-- start SUPPLIED DATA --

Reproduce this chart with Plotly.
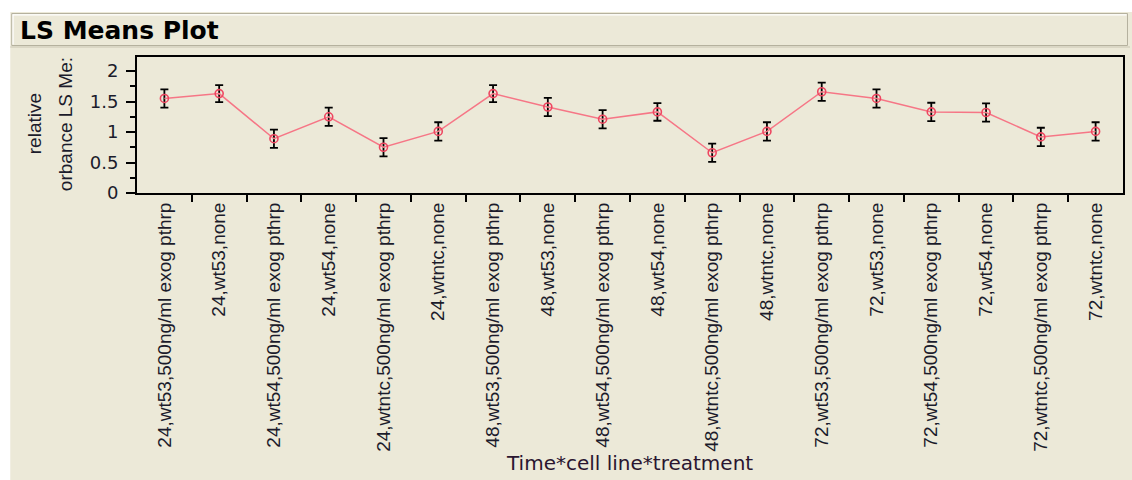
import plotly.graph_objects as go

# LS means of relative absorbance for each Time*cell line*treatment level
categories = [
    "24,wt53,500ng/ml exog pthrp", "24,wt53,none",
    "24,wt54,500ng/ml exog pthrp", "24,wt54,none",
    "24,wtntc,500ng/ml exog pthrp", "24,wtntc,none",
    "48,wt53,500ng/ml exog pthrp", "48,wt53,none",
    "48,wt54,500ng/ml exog pthrp", "48,wt54,none",
    "48,wtntc,500ng/ml exog pthrp", "48,wtntc,none",
    "72,wt53,500ng/ml exog pthrp", "72,wt53,none",
    "72,wt54,500ng/ml exog pthrp", "72,wt54,none",
    "72,wtntc,500ng/ml exog pthrp", "72,wtntc,none",
]
ls_means = [1.55, 1.63, 0.89, 1.25, 0.75, 1.01,
            1.63, 1.41, 1.21, 1.33, 0.66, 1.01,
            1.66, 1.55, 1.33, 1.32, 0.92, 1.01]
std_err = [0.15, 0.14, 0.15, 0.15, 0.15, 0.15,
           0.14, 0.15, 0.15, 0.145, 0.15, 0.15,
           0.15, 0.15, 0.15, 0.15, 0.15, 0.15]
y_ticks = [0, 0.5, 1, 1.5, 2]
y_tick_text = ["0", "0.5", "1", "1.5", "2"]

W, H = 1132, 480
L, R, T, B = 137, 1125, 57, 193  # plot area in pixels


def px(x):
    return (x - L) / (R - L)


def py(y):
    return (B - y) / (B - T)


n = len(categories)
boundaries = [i + 0.5 for i in range(n - 1)]

BEIGE = "#ECE9D8"
TEXT = "#1b1b2b"

fig = go.Figure()
fig.add_trace(go.Scatter(
    x=categories, y=ls_means,
    mode="lines+markers",
    line=dict(color="rgb(246,118,134)", width=1.5),
    marker=dict(symbol="circle-open", size=8, color="rgb(238,70,96)",
                line=dict(width=1.6, color="rgb(238,70,96)")),
    error_y=dict(type="data", array=std_err, visible=True,
                 color="black", thickness=1.8, width=4),
    showlegend=False, cliponaxis=False,
))
# helper axis carrying the tick marks between categories
fig.add_trace(go.Scatter(
    x=boundaries, y=[None] * len(boundaries), xaxis="x2",
    mode="markers", marker=dict(opacity=0), hoverinfo="skip",
    showlegend=False,
))

fig.update_layout(
    width=W, height=H,
    margin=dict(l=L, r=W - R, t=T, b=H - B),
    paper_bgcolor="white", plot_bgcolor="white",
    font=dict(family="Liberation Sans, Arial, sans-serif", color=TEXT),
    xaxis=dict(
        type="category", range=[-0.5, n - 0.5],
        showgrid=False, zeroline=False,
        showline=True, linecolor="black", linewidth=2, mirror=True,
        ticks="", tickangle=-90,
        tickfont=dict(family="Liberation Sans, Arial, sans-serif", size=19, color=TEXT),
    ),
    xaxis2=dict(
        overlaying="x", anchor="y", side="bottom",
        range=[-0.5, n - 0.5],
        tickmode="array", tickvals=boundaries,
        ticks="outside", ticklen=8, tickwidth=2, tickcolor="black",
        showticklabels=False, showgrid=False, zeroline=False, showline=False,
    ),
    yaxis=dict(
        range=[0, 2.23],
        tickmode="array", tickvals=y_ticks, ticktext=y_tick_text,
        ticks="outside", ticklen=9, tickwidth=1.5, tickcolor="black",
        minor=dict(dtick=0.25, ticks="outside", ticklen=5, tickwidth=1.5,
                   tickcolor="black", showgrid=False),
        showgrid=False, zeroline=False,
        showline=True, linecolor="black", linewidth=2, mirror=True,
        ticklabelstandoff=4,
        tickfont=dict(family="DejaVu Sans, sans-serif", size=18, color=TEXT),
    ),
)

# report panel background, title bar and frame
fig.add_shape(type="rect", xref="paper", yref="paper",
              x0=px(10), x1=px(W + 2), y0=py(12), y1=py(H + 2),
              fillcolor=BEIGE, line=dict(width=0), layer="below")
fig.add_shape(type="rect", xref="paper", yref="paper",
              x0=px(11.5), x1=px(1129.5), y0=py(13.5), y1=py(45.5),
              fillcolor=BEIGE, line=dict(color="#B5B19E", width=1), layer="below")
fig.add_shape(type="line", xref="paper", yref="paper",
              x0=px(12.5), x1=px(1128.5), y0=py(14.8), y1=py(14.8),
              line=dict(color="white", width=1.2), layer="below")
fig.add_shape(type="line", xref="paper", yref="paper",
              x0=px(12.8), x1=px(12.8), y0=py(14.5), y1=py(44.5),
              line=dict(color="white", width=1.2), layer="below")
fig.add_shape(type="line", xref="paper", yref="paper",
              x0=px(10), x1=px(W), y0=py(47), y1=py(47),
              line=dict(color="#C9C5B2", width=1), layer="below")

# panel title
fig.add_annotation(text="<b>LS Means Plot</b>", xref="paper", yref="paper",
                   x=px(18), y=py(30), xanchor="left", yanchor="middle",
                   showarrow=False,
                   font=dict(family="DejaVu Sans, sans-serif", size=25, color="black"))

# y-axis title, truncated over two lines
fig.add_annotation(text="relative", xref="paper", yref="paper",
                   x=px(34), y=py(124), xanchor="center", yanchor="middle",
                   textangle=-90, showarrow=False,
                   font=dict(family="Liberation Sans, Arial, sans-serif", size=19, color=TEXT))
fig.add_annotation(text="orbance LS Me:", xref="paper", yref="paper",
                   x=px(65), y=py(124), xanchor="center", yanchor="middle",
                   textangle=-90, showarrow=False,
                   font=dict(family="Liberation Sans, Arial, sans-serif", size=19, color=TEXT))

# x-axis title
fig.add_annotation(text="Time*cell line*treatment", xref="paper", yref="paper",
                   x=px(630), y=py(463), xanchor="center", yanchor="middle",
                   showarrow=False,
                   font=dict(family="DejaVu Sans, sans-serif", size=20, color="#2a1530"))

fig.write_html("out.html")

-- end SUPPLIED DATA --

**WORK TO COMPLETE**
Reproduce the listing exactly. Leave its pictures out.

**SOLUTION FOR THIS PROBLEM**
Reproduce this chart with Plotly.
import plotly.graph_objects as go

# LS means of relative absorbance for each Time*cell line*treatment level
categories = [
    "24,wt53,500ng/ml exog pthrp", "24,wt53,none",
    "24,wt54,500ng/ml exog pthrp", "24,wt54,none",
    "24,wtntc,500ng/ml exog pthrp", "24,wtntc,none",
    "48,wt53,500ng/ml exog pthrp", "48,wt53,none",
    "48,wt54,500ng/ml exog pthrp", "48,wt54,none",
    "48,wtntc,500ng/ml exog pthrp", "48,wtntc,none",
    "72,wt53,500ng/ml exog pthrp", "72,wt53,none",
    "72,wt54,500ng/ml exog pthrp", "72,wt54,none",
    "72,wtntc,500ng/ml exog pthrp", "72,wtntc,none",
]
ls_means = [1.55, 1.63, 0.89, 1.25, 0.75, 1.01,
            1.63, 1.41, 1.21, 1.33, 0.66, 1.01,
            1.66, 1.55, 1.33, 1.32, 0.92, 1.01]
std_err = [0.15, 0.14, 0.15, 0.15, 0.15, 0.15,
           0.14, 0.15, 0.15, 0.145, 0.15, 0.15,
           0.15, 0.15, 0.15, 0.15, 0.15, 0.15]
y_ticks = [0, 0.5, 1, 1.5, 2]
y_tick_text = ["0", "0.5", "1", "1.5", "2"]

W, H = 1132, 480
L, R, T, B = 137, 1125, 57, 193  # plot area in pixels


def px(x):
    return (x - L) / (R - L)


def py(y):
    return (B - y) / (B - T)


n = len(categories)
boundaries = [i + 0.5 for i in range(n - 1)]

BEIGE = "#ECE9D8"
TEXT = "#1b1b2b"

fig = go.Figure()
fig.add_trace(go.Scatter(
    x=categories, y=ls_means,
    mode="lines+markers",
    line=dict(color="rgb(246,118,134)", width=1.5),
    marker=dict(symbol="circle-open", size=8, color="rgb(238,70,96)",
                line=dict(width=1.6, color="rgb(238,70,96)")),
    error_y=dict(type="data", array=std_err, visible=True,
                 color="black", thickness=1.8, width=4),
    showlegend=False, cliponaxis=False,
))
# helper axis carrying the tick marks between categories
fig.add_trace(go.Scatter(
    x=boundaries, y=[None] * len(boundaries), xaxis="x2",
    mode="markers", marker=dict(opacity=0), hoverinfo="skip",
    showlegend=False,
))

fig.update_layout(
    width=W, height=H,
    margin=dict(l=L, r=W - R, t=T, b=H - B),
    paper_bgcolor="white", plot_bgcolor="white",
    font=dict(family="Liberation Sans, Arial, sans-serif", color=TEXT),
    xaxis=dict(
        type="category", range=[-0.5, n - 0.5],
        showgrid=False, zeroline=False,
        showline=True, linecolor="black", linewidth=2, mirror=True,
        ticks="", tickangle=-90,
        tickfont=dict(family="Liberation Sans, Arial, sans-serif", size=19, color=TEXT),
    ),
    xaxis2=dict(
        overlaying="x", anchor="y", side="bottom",
        range=[-0.5, n - 0.5],
        tickmode="array", tickvals=boundaries,
        ticks="outside", ticklen=8, tickwidth=2, tickcolor="black",
        showticklabels=False, showgrid=False, zeroline=False, showline=False,
    ),
    yaxis=dict(
        range=[0, 2.23],
        tickmode="array", tickvals=y_ticks, ticktext=y_tick_text,
        ticks="outside", ticklen=9, tickwidth=1.5, tickcolor="black",
        minor=dict(dtick=0.25, ticks="outside", ticklen=5, tickwidth=1.5,
                   tickcolor="black", showgrid=False),
        showgrid=False, zeroline=False,
        showline=True, linecolor="black", linewidth=2, mirror=True,
        ticklabelstandoff=4,
        tickfont=dict(family="DejaVu Sans, sans-serif", size=18, color=TEXT),
    ),
)

# report panel background, title bar and frame
fig.add_shape(type="rect", xref="paper", yref="paper",
              x0=px(10), x1=px(W + 2), y0=py(12), y1=py(H + 2),
              fillcolor=BEIGE, line=dict(width=0), layer="below")
fig.add_shape(type="rect", xref="paper", yref="paper",
              x0=px(11.5), x1=px(1129.5), y0=py(13.5), y1=py(45.5),
              fillcolor=BEIGE, line=dict(color="#B5B19E", width=1), layer="below")
fig.add_shape(type="line", xref="paper", yref="paper",
              x0=px(12.5), x1=px(1128.5), y0=py(14.8), y1=py(14.8),
              line=dict(color="white", width=1.2), layer="below")
fig.add_shape(type="line", xref="paper", yref="paper",
              x0=px(12.8), x1=px(12.8), y0=py(14.5), y1=py(44.5),
              line=dict(color="white", width=1.2), layer="below")
fig.add_shape(type="line", xref="paper", yref="paper",
              x0=px(10), x1=px(W), y0=py(47), y1=py(47),
              line=dict(color="#C9C5B2", width=1), layer="below")

# panel title
fig.add_annotation(text="<b>LS Means Plot</b>", xref="paper", yref="paper",
                   x=px(18), y=py(30), xanchor="left", yanchor="middle",
                   showarrow=False,
                   font=dict(family="DejaVu Sans, sans-serif", size=25, color="black"))

# y-axis title, truncated over two lines
fig.add_annotation(text="relative", xref="paper", yref="paper",
                   x=px(34), y=py(124), xanchor="center", yanchor="middle",
                   textangle=-90, showarrow=False,
                   font=dict(family="Liberation Sans, Arial, sans-serif", size=19, color=TEXT))
fig.add_annotation(text="orbance LS Me:", xref="paper", yref="paper",
                   x=px(65), y=py(124), xanchor="center", yanchor="middle",
                   textangle=-90, showarrow=False,
                   font=dict(family="Liberation Sans, Arial, sans-serif", size=19, color=TEXT))

# x-axis title
fig.add_annotation(text="Time*cell line*treatment", xref="paper", yref="paper",
                   x=px(630), y=py(463), xanchor="center", yanchor="middle",
                   showarrow=False,
                   font=dict(family="DejaVu Sans, sans-serif", size=20, color="#2a1530"))

fig.write_html("out.html")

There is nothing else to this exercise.